What's wrong with this picture?
This little boy, in front of the National Hispanic Cultural Center of New Mexico, covers his head as he unsuccessfully tries to protect himself from what looks like a famous New Mexico six-inch rain; a rain drop every six-inches.
The activity Thursday evening was a demonstration and performance of healing sessions by curanderas and other traditional healers.
The rains came! It was the same cloudburst that hit the airport and the National Weather Services’ official rain gauge, which recorded 0.74 inches in less than an hour and a half. That more than doubled the amount of rain to date this year.
The center is a beautiful, relatively new facility, dedicated to education, preservation, research and showcase of traditional and contemporary forms of cultural arts, crafts, music, humanities and other interpretive aspects of social life.
It has an impressive list of supporters whose names are attached to their funded projects. They range from; the Intel Center for Technology and Visual Arts, to the Roy E. Disney Center for Performing Arts, to the Bill & Melinda Gates Foundation gallery, to the Albuquerque Journal theater and the Pete V. Domenici Education Building. Other major contributors include Sandia/Lockeed.

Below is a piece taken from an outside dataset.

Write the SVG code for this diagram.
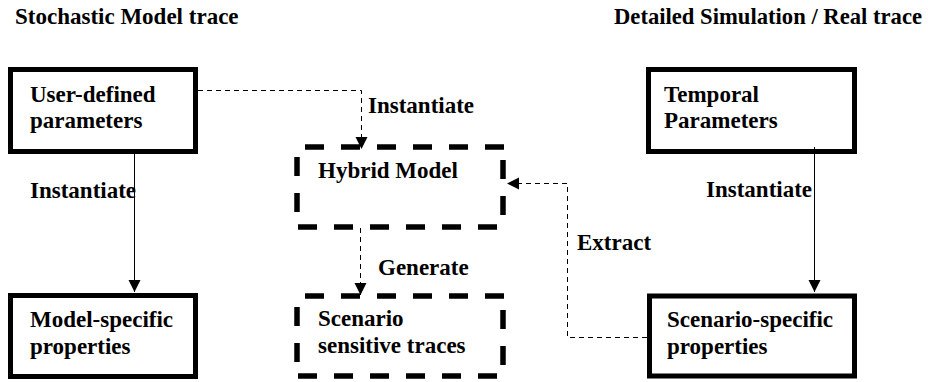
<svg xmlns="http://www.w3.org/2000/svg" width="928" height="382" viewBox="0 0 928 382">
  <style>
    text { font-weight: bold; font-size: 23px; fill: #000; }
    .solid-box { fill: #fff; stroke: #000; stroke-width: 5; }
    .dash-edge { fill: none; stroke: #000; stroke-width: 5.5; stroke-dasharray: 19 17; }
    .link { fill: none; stroke: #000; stroke-width: 1; }
    .link-dashed { fill: none; stroke: #000; stroke-width: 1; stroke-dasharray: 5 4; }
  </style>
  <defs>
    <marker id="arrow" markerUnits="userSpaceOnUse" markerWidth="13" markerHeight="13" refX="12" refY="6" orient="auto">
      <path d="M0,0 L12,6 L0,12 z" fill="#000"/>
    </marker>
  </defs>
  <rect width="928" height="382" fill="#fff"/>

  <g font-family="Liberation Serif, Times New Roman, DejaVu Serif, serif">
  <!-- column headings -->
  <text x="15" y="24">Stochastic Model trace</text>
  <text x="614" y="24" textLength="308" lengthAdjust="spacingAndGlyphs">Detailed Simulation / Real trace</text>

  <!-- connectors -->
  <g id="connectors">
    <path class="link" d="M134.5,154 V292" marker-end="url(#arrow)"/>
    <path class="link" d="M814.5,147 V292" marker-end="url(#arrow)"/>
    <path class="link-dashed" d="M198,90.5 H361.5 V149" marker-end="url(#arrow)"/>
    <path class="link-dashed" d="M360.5,228 V295" marker-end="url(#arrow)"/>
    <path class="link-dashed" d="M647,337.5 H567.5 V183.5 H507" marker-end="url(#arrow)"/>
    <text x="30" y="198">Instantiate</text>
    <text x="368" y="113">Instantiate</text>
    <text x="706" y="197">Instantiate</text>
    <text x="378" y="275">Generate</text>
    <text x="577" y="250">Extract</text>
  </g>

  <g id="user-defined-parameters">
    <rect class="solid-box" x="10.5" y="69.5" width="185" height="82"/>
    <text x="30" y="102">User-defined</text>
    <text x="30" y="128">parameters</text>
  </g>

  <g id="temporal-parameters">
    <rect class="solid-box" x="648.5" y="69.5" width="206" height="82" fill-opacity="0"/>
    <text x="664" y="102">Temporal</text>
    <text x="664" y="128">Parameters</text>
  </g>

  <g id="model-specific-properties">
    <rect class="solid-box" x="10.5" y="295.5" width="185" height="81"/>
    <text x="30" y="327">Model-specific</text>
    <text x="30" y="354">properties</text>
  </g>

  <g id="scenario-specific-properties">
    <rect class="solid-box" x="649.5" y="296" width="205" height="80"/>
    <text x="667" y="327">Scenario-specific</text>
    <text x="667" y="354">properties</text>
  </g>

  <g id="hybrid-model">
    <path class="dash-edge" d="M305,147 H504"/>
    <path class="dash-edge" d="M503,160 V228"/>
    <path class="dash-edge" d="M298,227 H504"/>
    <path class="dash-edge" d="M297,157 V228"/>
    <text x="318" y="178">Hybrid Model</text>
  </g>

  <g id="scenario-sensitive-traces">
    <path class="dash-edge" d="M305,296 H504"/>
    <path class="dash-edge" d="M503,310 V377"/>
    <path class="dash-edge" d="M298,376 H504"/>
    <path class="dash-edge" d="M297,307 V377"/>
    <text x="318" y="326">Scenario</text>
    <text x="318" y="353">sensitive traces</text>
  </g>
  </g>
</svg>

The facility is now slightly troubled. It has had six executive directors in its six-year history. The director of the visual arts program was recently forced to leave. Now it seems that three quarters of the visual presentation staff has left.
Part time contractors have filled the void and new permanent staff will be hired this month.
There are little indications of problems. This is part of the row of national flags honoring countries in front of the center just south of downtown Albuquerque.
Note the flags in clockwise order from the top; Paraguay, Peru, Philippines Portugal, Argentina and Venezuela. Besides already being tattered, in the first gust before the rain, they indicate a loss of direction.
Look at the green and red Portuguese flag which has a heraldic shield in the center surrounded by gold straps and ring. It has been metaphorically described to represent a compass rose in honor of their adventurous seafaring tradition.
So what's wrong with the picture? The flag is upside down.
Despite the rain, a troupe of Aztec dancers danced and the healers healed through it all.
Though a bit tattered and temporarily losing its direction, like the cleansing rain and the healing, I am sure the center will also just dance through it all. A new set of flags should help make it all better.